“Mom’s going into senior care and I need to sell the house fast to pay for it!”
What if staying in the home is no longer an option and you need a fast sell to pay for managed care?
You have two options when it comes to selling the house and cashing out.
If the house is in great condition, shows well, needs no maintenance or renovations, and can command full market value, your best option is to find a realtor in your area who will tell you the truth about what the property is worth. Then, you list it and sell it through the normal real estate channels.
I emphasize finding a realtor who will tell you the truth because many will tell you what you want to hear to get the listing and then the house will linger on the market while you suffer through a series of markdowns until it gets to market value. No one needs that frustration!
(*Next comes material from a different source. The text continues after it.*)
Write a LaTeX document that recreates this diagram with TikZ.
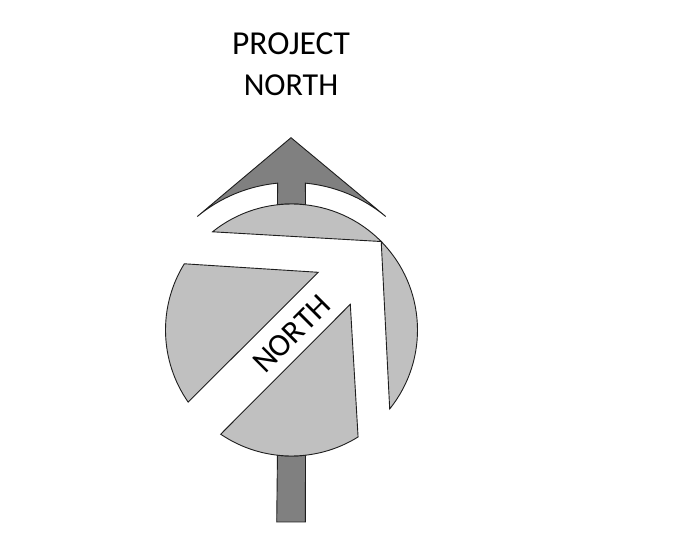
\documentclass[tikz,border=0pt]{standalone}
\usepackage{fontspec}
\setmainfont{Carlito}
\usepackage{xcolor}
\definecolor{shaftgray}{RGB}{128,128,128}
\definecolor{dialgray}{RGB}{192,192,192}
\definecolor{outline}{RGB}{30,30,30}
\tikzset{
  arrowpart/.style={draw=outline, line width=0.9pt, fill=shaftgray, line join=miter},
  dialpiece/.style={draw=outline, line width=0.9pt, fill=dialgray, line join=miter},
  lbl/.style={font=\fontsize{32}{41}\selectfont, align=center, inner sep=0pt, text=black},
}

\begin{document}
\begin{tikzpicture}[x=1pt,y=1pt]
  \useasboundingbox (0,0) rectangle (695,556);
  \coordinate (center) at (291.5,226);
  \coordinate (tip) at (291,418.3);
  % arrow behind the dial
  \draw[arrowpart] (tip) -- ([shift={(50.3:147.5pt)}]center)
    arc[start angle=50.3, end angle=84.6, radius=147.5pt]
    -- ([shift={(83.6:126pt)}]center)
    arc[start angle=83.6, end angle=96.4, radius=126pt]
    -- ([shift={(95.4:147.5pt)}]center)
    arc[start angle=95.4, end angle=129.7, radius=147.5pt]
    -- cycle;
  \draw[arrowpart] (center) ++(-96.4:126pt)
    arc[start angle=-96.4, end angle=-83.6, radius=126pt]
    -- (305.3,34) -- (276.7,34) -- cycle;
  % dial pieces
  \draw[dialpiece] (center) ++(128.8:126pt)
    arc[start angle=128.8, end angle=44.6, radius=126pt] -- cycle;
  \draw[dialpiece] (center) ++(44.6:126pt)
    arc[start angle=44.6, end angle=-38.8, radius=126pt] -- cycle;
  \draw[dialpiece] (center) ++(148.3:126pt)
    arc[start angle=148.3, end angle=214.9, radius=126pt] -- (318.3,283.7) -- cycle;
  \draw[dialpiece] (center) ++(-124.2:126pt)
    arc[start angle=-124.2, end angle=-58.1, radius=126pt] -- (350.3,251.7) -- cycle;
  \node[lbl] (project) at (291,492) {{\fontsize{33.5}{41}\selectfont PROJECT}\\NORTH};
  \node[lbl, rotate=45] (north) at (291.5,222) {NORTH};
\end{tikzpicture}
\end{document}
Any house (and I mean any house) in great condition and priced right should sell within 30 days.
On the other hand, if your house has years of deferred maintenance, needs a new roof, or still has pink appliances and pink bathroom tile, it needs an investment of cash to make it marketable. Unless you’re prepared to invest the time, money, and effort yourself to bring the home up to top dollar standards, your best option is to sell to a “fast-cash offer” real estate investor.
Real estate investors make a living by finding houses in distressed condition, buying them for cash at a discount, investing the cash to renovate them, and then putting them back on the market to sell at a higher value.
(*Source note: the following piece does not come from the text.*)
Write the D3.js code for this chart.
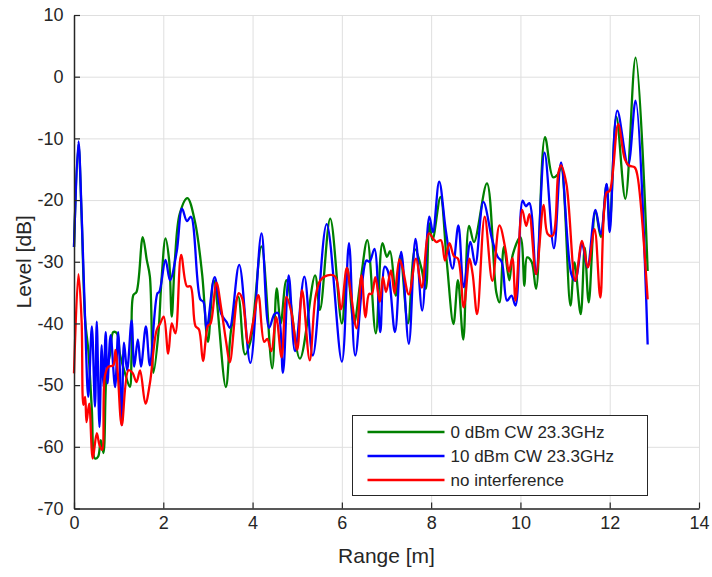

If you choose to sell to a real estate investor, it’s important to be realistic in your expectation of value. By that what I mean you need to understand that both sides need to get something out of the deal. You need to get as much money you can, while the investor needs to make a profit.
Thinking you’re going to discount your home by 10 percent compared to the other homes in the area is not realistic. You trade a discount for the convenience of simply collecting your check at the closing table and walking away. This saves you the pain of dealing with cleaning the house out and preparing if for sale, choosing a realtor and listing it on the MLS, making the house available to a parade of showings, facing the anguish of meeting contingencies demanded from a potential buyer, and most importantly, having the selling process simply consume your life for the next 120 days.
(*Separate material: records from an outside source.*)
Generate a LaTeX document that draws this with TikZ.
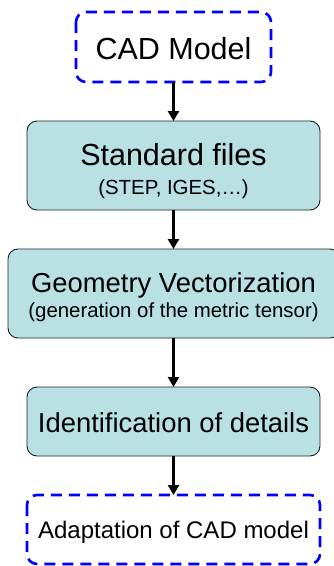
\documentclass[tikz,border=0pt]{standalone}
\usepackage{fontspec}
\setmainfont{Liberation Sans}
\usetikzlibrary{arrows.meta}
\definecolor{stagefill}{HTML}{B9E0E3}
\definecolor{stageline}{HTML}{202020}
\tikzset{
  x=1pt, y=-1pt,
  stage/.style={draw=stageline, line width=0.9pt, fill=stagefill, rounded corners=10pt},
  endpoint/.style={draw=blue, line width=2.6pt, rounded corners=10pt, dash pattern=on 11pt off 7pt},
  flow/.style={line width=2.6pt, -{Triangle[width=11pt,length=10pt]}},
  big/.style={font=\fontsize{30.5}{32}\selectfont, anchor=base},
  mid/.style={font=\fontsize{27.4}{29}\selectfont, anchor=base},
  small/.style={font=\fontsize{24}{26}\selectfont, anchor=base},
  sub/.style={font=\fontsize{20.4}{22}\selectfont, anchor=base},
}
\begin{document}
\begin{tikzpicture}
\useasboundingbox (0,0) rectangle (333,566);

% box outlines
\draw[endpoint] (76,12) rectangle (271,82);
\draw[stage] (27,121) rectangle (320,210);
\draw[stage] (8,249) rectangle (340,338);
\draw[stage] (27,387) rectangle (320,456);
\draw[endpoint] (27,495) rectangle (320,564);

% anchor points for the connectors
\coordinate (cadB) at (173.5,82);
\coordinate (stdT) at (173.5,121);
\coordinate (stdB) at (173.5,210);
\coordinate (geoT) at (173.5,249);
\coordinate (geoB) at (173.5,338);
\coordinate (idT) at (173.5,387);
\coordinate (idB) at (173.5,456);
\coordinate (adT) at (173.5,495);

% texts
\node[big] (cad) at (173.5,59) {CAD Model};
\node[big] (std) at (173.5,165) {Standard files};
\node[sub] (stdsub) at (173.5,194) {(STEP, IGES,…)};
\node[mid] (geo) at (173.5,292) {Geometry Vectorization};
\node[sub] (geosub) at (173.5,317) {(generation of the metric tensor)};
\node[mid] (ident) at (173.5,432) {Identification of details};
\node[small] (adapt) at (173.5,538) {Adaptation of CAD model};

% connectors
\draw[flow] (cadB) -- (stdT);
\draw[flow] (stdB) -- (geoT);
\draw[flow] (geoB) -- (idT);
\draw[flow] (idB) -- (adT);
\end{tikzpicture}
\end{document}
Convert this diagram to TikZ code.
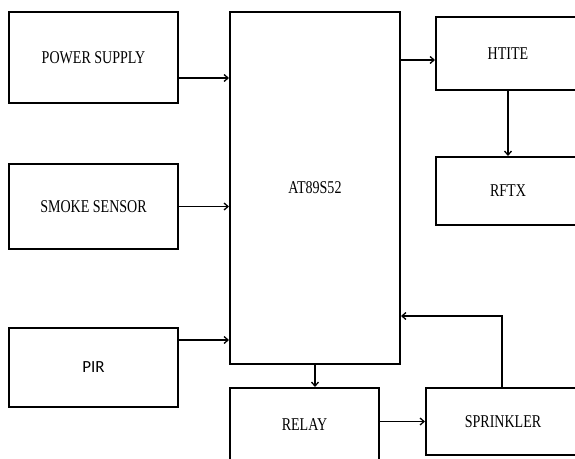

How much of a discount is that worth? I’m going to tell you.
Anatomy of a Fast Cash Deal:
Let’s assume that homes similar to yours in perfect condition are selling for $350,000. When I say “perfect” condition, I mean they’ve been updated with a new kitchens including new granite counter tops, new bathrooms with modern fixtures, new flooring with the latest in hardwood, new heating and air-conditioning units, new double-pane windows throughout, and new paint both inside and out.
Let’s also assume that your home needs all of that renovation to match the same value. Lastly, let’s assume that all of that renovation could be done for $50,000. Your “as-is” value is $350,000, (less $50,000). However, that’s not the purchase value for an investor. Remember, he has to by the house (and in most cases, pay all of the closing costs including title, transfer tax, and other costs usually assigned to you the seller.)
Additionally he will invest money to renovate the property, pay the costs of holding it during that process, place it back on the market, pay a realtor fee when it sells, as well as all the normal sellers closing costs. And after all of that, he hopes to make a profit. How much is all of that worth? That’s the discount. Typically you can expect that discount to be about 25 percent.
Below is what the offer will look like:
Maximum selling price after renovation: $350,000
Less discount of 25%: <$87,500>
Less cost of renovation: <$50,000>
Cash in your hand at closing: $212,000
Now before you make the judgment that number is not acceptable let me show you a side-by-side comparison of what you can expect if you do it all yourself. Would you be surprised to see that the difference between selling the house yourself versus simply selling to an investor with no further obligation is about $20,000?
As you can see the difference in net proceeds between doing everything yourself ($231,935) or simply selling to an investor and walking away ($212,000) in this example is about $20,000. Now the question to ask your self is, would you pay someone $20,000 to do the job for you?